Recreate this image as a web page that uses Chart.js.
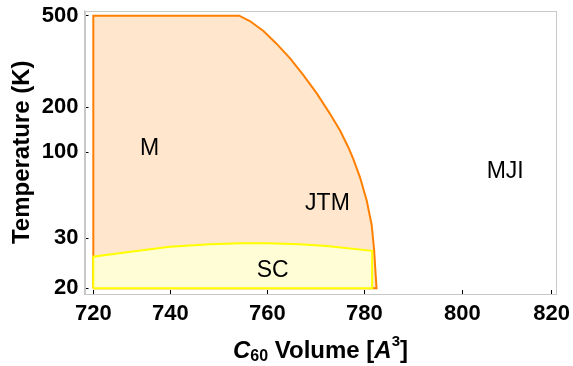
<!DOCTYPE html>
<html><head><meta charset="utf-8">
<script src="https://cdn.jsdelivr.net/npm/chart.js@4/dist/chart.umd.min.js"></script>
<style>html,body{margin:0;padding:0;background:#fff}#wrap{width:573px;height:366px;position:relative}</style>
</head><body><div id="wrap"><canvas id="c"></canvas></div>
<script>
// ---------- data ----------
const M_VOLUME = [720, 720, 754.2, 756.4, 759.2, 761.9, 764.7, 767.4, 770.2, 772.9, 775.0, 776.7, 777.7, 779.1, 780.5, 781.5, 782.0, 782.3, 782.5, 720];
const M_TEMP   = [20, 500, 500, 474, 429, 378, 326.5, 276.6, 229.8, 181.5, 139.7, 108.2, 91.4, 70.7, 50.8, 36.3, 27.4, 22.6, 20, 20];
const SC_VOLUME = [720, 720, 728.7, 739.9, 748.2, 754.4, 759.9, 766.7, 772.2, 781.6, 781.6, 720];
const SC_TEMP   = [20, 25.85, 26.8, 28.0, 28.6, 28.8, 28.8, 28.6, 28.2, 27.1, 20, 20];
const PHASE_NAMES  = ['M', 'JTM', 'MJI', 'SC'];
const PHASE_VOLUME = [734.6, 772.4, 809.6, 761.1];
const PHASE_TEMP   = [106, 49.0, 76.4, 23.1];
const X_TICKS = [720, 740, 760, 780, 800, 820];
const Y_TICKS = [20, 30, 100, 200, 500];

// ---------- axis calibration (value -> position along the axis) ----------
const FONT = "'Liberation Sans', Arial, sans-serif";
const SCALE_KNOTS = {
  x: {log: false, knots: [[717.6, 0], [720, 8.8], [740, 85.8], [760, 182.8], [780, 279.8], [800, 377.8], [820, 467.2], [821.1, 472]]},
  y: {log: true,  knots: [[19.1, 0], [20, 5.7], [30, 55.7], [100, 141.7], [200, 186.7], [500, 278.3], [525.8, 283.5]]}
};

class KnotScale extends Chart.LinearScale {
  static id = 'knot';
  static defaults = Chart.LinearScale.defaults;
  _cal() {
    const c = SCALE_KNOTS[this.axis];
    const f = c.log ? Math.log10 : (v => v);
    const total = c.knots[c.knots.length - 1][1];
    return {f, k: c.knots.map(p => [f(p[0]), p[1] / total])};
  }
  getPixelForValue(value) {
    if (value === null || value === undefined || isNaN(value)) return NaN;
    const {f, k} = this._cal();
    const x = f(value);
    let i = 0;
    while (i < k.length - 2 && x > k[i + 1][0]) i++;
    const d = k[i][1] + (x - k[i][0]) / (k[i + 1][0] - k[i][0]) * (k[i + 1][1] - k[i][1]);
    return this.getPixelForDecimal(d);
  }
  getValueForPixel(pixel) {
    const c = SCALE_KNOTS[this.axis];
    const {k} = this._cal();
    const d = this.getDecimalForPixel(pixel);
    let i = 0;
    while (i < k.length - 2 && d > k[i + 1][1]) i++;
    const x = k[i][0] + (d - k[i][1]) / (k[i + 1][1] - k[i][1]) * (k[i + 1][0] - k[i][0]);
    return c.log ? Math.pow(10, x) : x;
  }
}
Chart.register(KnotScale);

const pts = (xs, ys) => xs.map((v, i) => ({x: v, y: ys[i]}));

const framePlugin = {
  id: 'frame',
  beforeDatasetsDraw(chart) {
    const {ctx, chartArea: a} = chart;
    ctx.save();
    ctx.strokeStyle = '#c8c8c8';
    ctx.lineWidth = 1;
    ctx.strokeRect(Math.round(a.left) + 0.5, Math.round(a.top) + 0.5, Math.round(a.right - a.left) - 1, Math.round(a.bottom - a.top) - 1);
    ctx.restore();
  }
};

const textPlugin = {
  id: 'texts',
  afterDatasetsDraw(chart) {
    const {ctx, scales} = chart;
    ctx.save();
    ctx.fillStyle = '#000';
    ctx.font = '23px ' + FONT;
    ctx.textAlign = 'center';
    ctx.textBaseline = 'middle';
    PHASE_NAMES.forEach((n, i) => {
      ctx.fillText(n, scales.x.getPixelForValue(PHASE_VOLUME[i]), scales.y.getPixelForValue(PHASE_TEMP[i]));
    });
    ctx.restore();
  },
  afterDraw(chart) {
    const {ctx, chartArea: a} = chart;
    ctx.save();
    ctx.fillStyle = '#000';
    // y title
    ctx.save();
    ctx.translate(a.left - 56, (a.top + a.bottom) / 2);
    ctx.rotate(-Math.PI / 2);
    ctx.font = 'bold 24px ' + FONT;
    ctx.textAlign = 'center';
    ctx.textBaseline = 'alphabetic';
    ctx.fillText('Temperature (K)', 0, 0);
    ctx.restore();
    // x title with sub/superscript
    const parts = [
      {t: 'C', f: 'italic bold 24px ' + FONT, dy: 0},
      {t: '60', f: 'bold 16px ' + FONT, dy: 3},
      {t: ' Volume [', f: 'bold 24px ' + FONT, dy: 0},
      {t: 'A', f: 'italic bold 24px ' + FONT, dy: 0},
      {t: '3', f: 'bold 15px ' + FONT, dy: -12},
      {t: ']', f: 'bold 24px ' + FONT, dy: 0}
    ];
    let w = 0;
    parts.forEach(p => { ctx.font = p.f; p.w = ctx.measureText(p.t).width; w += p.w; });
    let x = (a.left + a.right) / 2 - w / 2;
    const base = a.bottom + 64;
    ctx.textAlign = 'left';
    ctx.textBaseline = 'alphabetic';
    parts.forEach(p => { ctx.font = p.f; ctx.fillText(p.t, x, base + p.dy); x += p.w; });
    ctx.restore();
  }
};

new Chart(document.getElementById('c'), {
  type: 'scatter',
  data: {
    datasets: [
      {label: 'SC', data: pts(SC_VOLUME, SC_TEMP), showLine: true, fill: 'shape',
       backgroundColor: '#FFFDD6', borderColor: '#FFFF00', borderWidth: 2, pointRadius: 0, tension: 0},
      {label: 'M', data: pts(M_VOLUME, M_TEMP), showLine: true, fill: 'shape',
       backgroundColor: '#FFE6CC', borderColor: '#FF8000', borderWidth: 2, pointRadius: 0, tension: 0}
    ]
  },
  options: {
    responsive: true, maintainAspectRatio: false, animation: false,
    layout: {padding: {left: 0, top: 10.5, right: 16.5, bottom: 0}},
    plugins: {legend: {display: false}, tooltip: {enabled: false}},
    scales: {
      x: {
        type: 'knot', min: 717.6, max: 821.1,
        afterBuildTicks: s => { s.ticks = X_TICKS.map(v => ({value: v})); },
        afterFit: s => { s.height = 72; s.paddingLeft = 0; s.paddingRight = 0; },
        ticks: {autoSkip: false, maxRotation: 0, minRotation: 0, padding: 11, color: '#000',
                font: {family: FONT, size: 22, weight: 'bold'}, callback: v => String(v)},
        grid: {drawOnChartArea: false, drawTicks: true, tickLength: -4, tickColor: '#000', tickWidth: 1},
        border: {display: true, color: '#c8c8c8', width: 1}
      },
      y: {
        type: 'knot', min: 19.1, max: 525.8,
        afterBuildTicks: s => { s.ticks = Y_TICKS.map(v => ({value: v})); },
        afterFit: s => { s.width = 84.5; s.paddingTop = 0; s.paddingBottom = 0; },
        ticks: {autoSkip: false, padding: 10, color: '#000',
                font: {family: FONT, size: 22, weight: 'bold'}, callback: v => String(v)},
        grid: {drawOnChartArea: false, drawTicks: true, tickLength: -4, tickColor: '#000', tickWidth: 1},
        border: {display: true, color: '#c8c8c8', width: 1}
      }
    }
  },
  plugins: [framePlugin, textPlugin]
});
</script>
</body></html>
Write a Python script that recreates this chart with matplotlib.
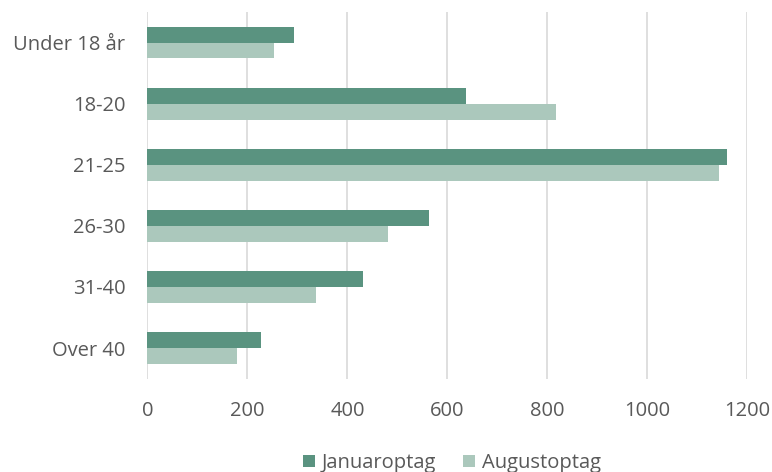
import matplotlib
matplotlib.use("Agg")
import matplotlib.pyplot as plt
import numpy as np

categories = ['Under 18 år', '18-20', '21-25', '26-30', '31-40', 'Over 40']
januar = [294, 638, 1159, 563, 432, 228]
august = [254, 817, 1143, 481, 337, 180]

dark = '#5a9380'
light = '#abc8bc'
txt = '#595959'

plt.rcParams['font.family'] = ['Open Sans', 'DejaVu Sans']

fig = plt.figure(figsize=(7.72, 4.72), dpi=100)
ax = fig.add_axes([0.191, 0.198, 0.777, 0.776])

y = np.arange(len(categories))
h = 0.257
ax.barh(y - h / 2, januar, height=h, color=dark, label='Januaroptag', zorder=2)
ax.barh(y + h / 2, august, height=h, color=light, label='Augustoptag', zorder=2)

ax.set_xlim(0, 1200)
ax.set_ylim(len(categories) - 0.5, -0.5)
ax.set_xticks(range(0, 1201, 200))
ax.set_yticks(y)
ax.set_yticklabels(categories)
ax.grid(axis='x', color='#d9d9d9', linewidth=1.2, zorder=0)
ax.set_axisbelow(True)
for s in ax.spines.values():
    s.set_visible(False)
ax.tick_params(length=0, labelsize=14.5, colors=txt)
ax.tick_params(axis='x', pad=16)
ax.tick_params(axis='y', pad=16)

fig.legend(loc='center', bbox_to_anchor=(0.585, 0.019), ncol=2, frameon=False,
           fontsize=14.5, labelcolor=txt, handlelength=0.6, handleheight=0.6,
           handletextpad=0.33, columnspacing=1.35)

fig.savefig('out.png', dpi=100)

━━━━━━━━━━━━━━━━

- PROBLEM TO WORK ON
Your output should consist solely of the lines from the line containing "Write a Python" through the last line of the entries, verbatim, minus any pictures.

- FINAL ANSWER
Write a Python script that recreates this chart with matplotlib.
import matplotlib
matplotlib.use("Agg")
import matplotlib.pyplot as plt
import numpy as np

categories = ['Under 18 år', '18-20', '21-25', '26-30', '31-40', 'Over 40']
januar = [294, 638, 1159, 563, 432, 228]
august = [254, 817, 1143, 481, 337, 180]

dark = '#5a9380'
light = '#abc8bc'
txt = '#595959'

plt.rcParams['font.family'] = ['Open Sans', 'DejaVu Sans']

fig = plt.figure(figsize=(7.72, 4.72), dpi=100)
ax = fig.add_axes([0.191, 0.198, 0.777, 0.776])

y = np.arange(len(categories))
h = 0.257
ax.barh(y - h / 2, januar, height=h, color=dark, label='Januaroptag', zorder=2)
ax.barh(y + h / 2, august, height=h, color=light, label='Augustoptag', zorder=2)

ax.set_xlim(0, 1200)
ax.set_ylim(len(categories) - 0.5, -0.5)
ax.set_xticks(range(0, 1201, 200))
ax.set_yticks(y)
ax.set_yticklabels(categories)
ax.grid(axis='x', color='#d9d9d9', linewidth=1.2, zorder=0)
ax.set_axisbelow(True)
for s in ax.spines.values():
    s.set_visible(False)
ax.tick_params(length=0, labelsize=14.5, colors=txt)
ax.tick_params(axis='x', pad=16)
ax.tick_params(axis='y', pad=16)

fig.legend(loc='center', bbox_to_anchor=(0.585, 0.019), ncol=2, frameon=False,
           fontsize=14.5, labelcolor=txt, handlelength=0.6, handleheight=0.6,
           handletextpad=0.33, columnspacing=1.35)

fig.savefig('out.png', dpi=100)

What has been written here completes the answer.